### EXERCISE GOAL
Repeat exactly the lines running from the first line of the data to the line containing "4.15, 4.67, 5.2];", both ends included, and nothing else; drop the pictures.

### Figure scripts

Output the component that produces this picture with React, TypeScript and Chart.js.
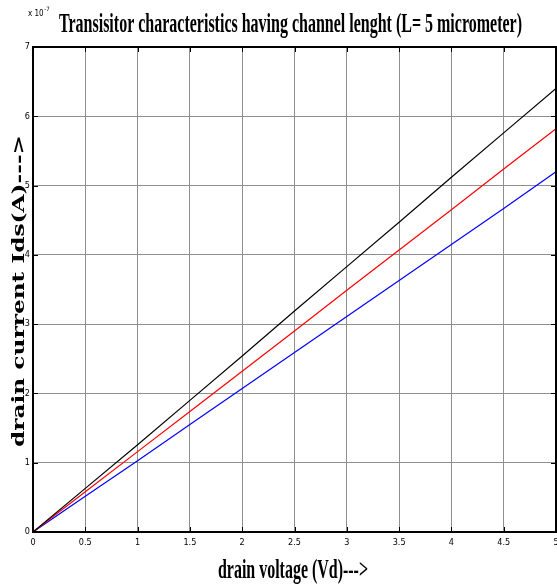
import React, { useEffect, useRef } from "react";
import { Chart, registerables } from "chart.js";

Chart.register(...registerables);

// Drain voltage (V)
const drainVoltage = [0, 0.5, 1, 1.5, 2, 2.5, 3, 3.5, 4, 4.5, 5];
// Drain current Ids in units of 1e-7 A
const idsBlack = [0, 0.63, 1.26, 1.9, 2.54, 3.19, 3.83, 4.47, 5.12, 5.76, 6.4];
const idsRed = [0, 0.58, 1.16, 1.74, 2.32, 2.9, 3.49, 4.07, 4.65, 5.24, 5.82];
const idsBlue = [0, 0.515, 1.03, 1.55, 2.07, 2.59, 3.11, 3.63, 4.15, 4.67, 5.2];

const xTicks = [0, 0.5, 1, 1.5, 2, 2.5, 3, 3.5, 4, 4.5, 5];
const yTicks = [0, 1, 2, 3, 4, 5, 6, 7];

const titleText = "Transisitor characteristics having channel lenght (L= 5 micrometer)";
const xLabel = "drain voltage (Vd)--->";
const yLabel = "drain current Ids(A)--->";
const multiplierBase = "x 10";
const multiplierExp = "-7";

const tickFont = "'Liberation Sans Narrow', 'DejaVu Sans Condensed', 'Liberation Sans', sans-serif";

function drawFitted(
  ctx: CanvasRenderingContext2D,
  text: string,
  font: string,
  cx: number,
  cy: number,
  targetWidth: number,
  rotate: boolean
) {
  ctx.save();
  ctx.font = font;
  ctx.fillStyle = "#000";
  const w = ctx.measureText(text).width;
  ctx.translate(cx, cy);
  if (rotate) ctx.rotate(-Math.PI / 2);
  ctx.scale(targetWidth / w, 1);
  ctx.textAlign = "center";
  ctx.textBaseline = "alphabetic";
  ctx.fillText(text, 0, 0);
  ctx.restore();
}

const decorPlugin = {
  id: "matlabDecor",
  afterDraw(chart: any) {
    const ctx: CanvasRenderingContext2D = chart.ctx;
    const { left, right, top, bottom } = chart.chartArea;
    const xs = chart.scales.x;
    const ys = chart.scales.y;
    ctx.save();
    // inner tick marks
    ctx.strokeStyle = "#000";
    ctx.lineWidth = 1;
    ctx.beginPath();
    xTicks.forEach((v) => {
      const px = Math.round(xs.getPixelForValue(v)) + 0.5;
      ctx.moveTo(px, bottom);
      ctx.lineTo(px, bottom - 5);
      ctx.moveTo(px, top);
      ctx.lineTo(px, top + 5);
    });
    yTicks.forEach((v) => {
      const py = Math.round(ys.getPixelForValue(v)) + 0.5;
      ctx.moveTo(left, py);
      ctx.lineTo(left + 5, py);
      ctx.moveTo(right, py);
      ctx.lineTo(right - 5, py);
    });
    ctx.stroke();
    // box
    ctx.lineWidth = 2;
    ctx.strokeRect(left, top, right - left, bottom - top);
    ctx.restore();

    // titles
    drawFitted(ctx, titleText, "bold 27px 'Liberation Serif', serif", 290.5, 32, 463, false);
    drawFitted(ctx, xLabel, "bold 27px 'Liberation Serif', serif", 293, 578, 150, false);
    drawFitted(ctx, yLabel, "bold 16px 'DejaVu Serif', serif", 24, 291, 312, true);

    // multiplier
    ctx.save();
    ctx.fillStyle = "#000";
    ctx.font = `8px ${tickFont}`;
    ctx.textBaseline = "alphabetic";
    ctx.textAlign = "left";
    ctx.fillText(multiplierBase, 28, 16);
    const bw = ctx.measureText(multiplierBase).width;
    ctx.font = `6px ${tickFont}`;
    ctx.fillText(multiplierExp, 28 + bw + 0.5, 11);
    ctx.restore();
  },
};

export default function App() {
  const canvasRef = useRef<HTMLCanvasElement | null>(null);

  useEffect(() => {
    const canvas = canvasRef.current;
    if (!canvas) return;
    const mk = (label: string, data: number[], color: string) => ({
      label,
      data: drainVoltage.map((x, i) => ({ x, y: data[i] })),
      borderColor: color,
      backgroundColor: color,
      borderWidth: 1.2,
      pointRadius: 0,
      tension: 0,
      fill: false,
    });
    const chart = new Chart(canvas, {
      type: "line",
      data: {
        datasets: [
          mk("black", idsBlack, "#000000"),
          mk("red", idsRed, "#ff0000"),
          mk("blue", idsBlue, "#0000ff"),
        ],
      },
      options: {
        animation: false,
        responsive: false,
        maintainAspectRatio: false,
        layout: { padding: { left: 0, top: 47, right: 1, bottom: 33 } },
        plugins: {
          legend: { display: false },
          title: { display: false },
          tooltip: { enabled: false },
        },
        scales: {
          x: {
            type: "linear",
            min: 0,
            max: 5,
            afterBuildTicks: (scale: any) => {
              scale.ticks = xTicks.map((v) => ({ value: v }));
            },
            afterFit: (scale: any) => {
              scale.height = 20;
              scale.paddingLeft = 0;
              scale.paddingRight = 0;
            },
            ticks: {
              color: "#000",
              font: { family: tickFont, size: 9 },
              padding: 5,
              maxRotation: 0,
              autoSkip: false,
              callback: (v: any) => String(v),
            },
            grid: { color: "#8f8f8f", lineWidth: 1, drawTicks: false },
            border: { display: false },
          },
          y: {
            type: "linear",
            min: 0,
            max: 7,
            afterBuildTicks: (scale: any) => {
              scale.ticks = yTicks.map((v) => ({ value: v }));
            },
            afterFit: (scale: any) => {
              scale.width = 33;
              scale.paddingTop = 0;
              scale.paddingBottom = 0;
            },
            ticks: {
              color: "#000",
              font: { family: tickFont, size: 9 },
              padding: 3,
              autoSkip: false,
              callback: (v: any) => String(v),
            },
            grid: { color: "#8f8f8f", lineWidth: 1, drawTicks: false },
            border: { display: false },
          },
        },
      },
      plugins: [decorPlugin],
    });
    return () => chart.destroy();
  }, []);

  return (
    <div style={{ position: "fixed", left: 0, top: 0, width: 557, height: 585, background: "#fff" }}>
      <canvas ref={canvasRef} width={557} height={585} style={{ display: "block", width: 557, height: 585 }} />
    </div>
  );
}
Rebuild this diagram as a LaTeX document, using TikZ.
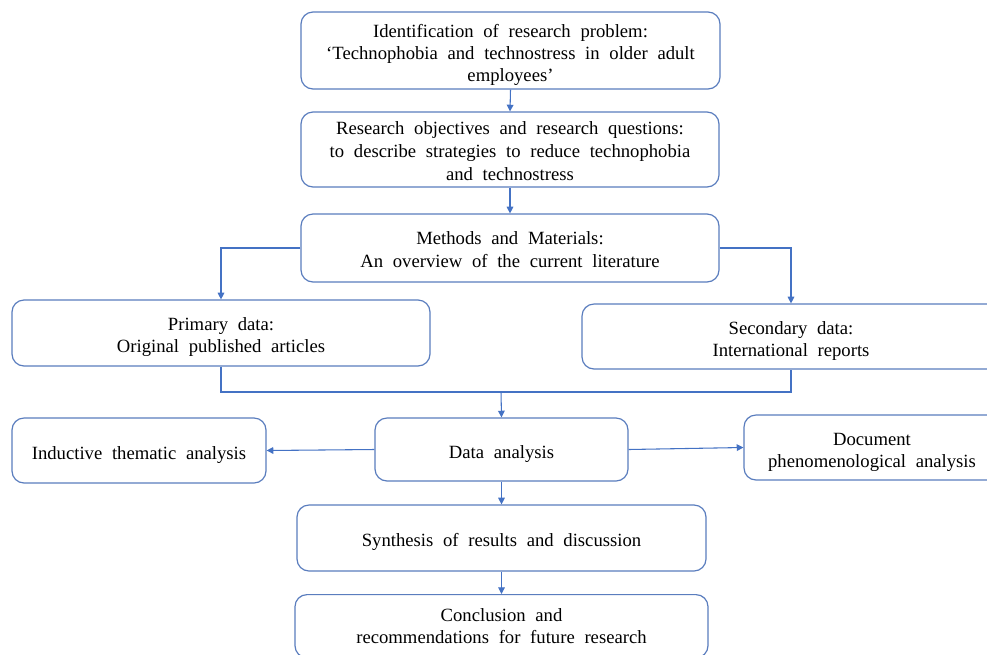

### EXERCISE OUTPUT
Output the component that produces this picture with React, TypeScript and Chart.js.
import React, { useEffect, useRef } from "react";
import { Chart, registerables } from "chart.js";

Chart.register(...registerables);

// Drain voltage (V)
const drainVoltage = [0, 0.5, 1, 1.5, 2, 2.5, 3, 3.5, 4, 4.5, 5];
// Drain current Ids in units of 1e-7 A
const idsBlack = [0, 0.63, 1.26, 1.9, 2.54, 3.19, 3.83, 4.47, 5.12, 5.76, 6.4];
const idsRed = [0, 0.58, 1.16, 1.74, 2.32, 2.9, 3.49, 4.07, 4.65, 5.24, 5.82];
const idsBlue = [0, 0.515, 1.03, 1.55, 2.07, 2.59, 3.11, 3.63, 4.15, 4.67, 5.2];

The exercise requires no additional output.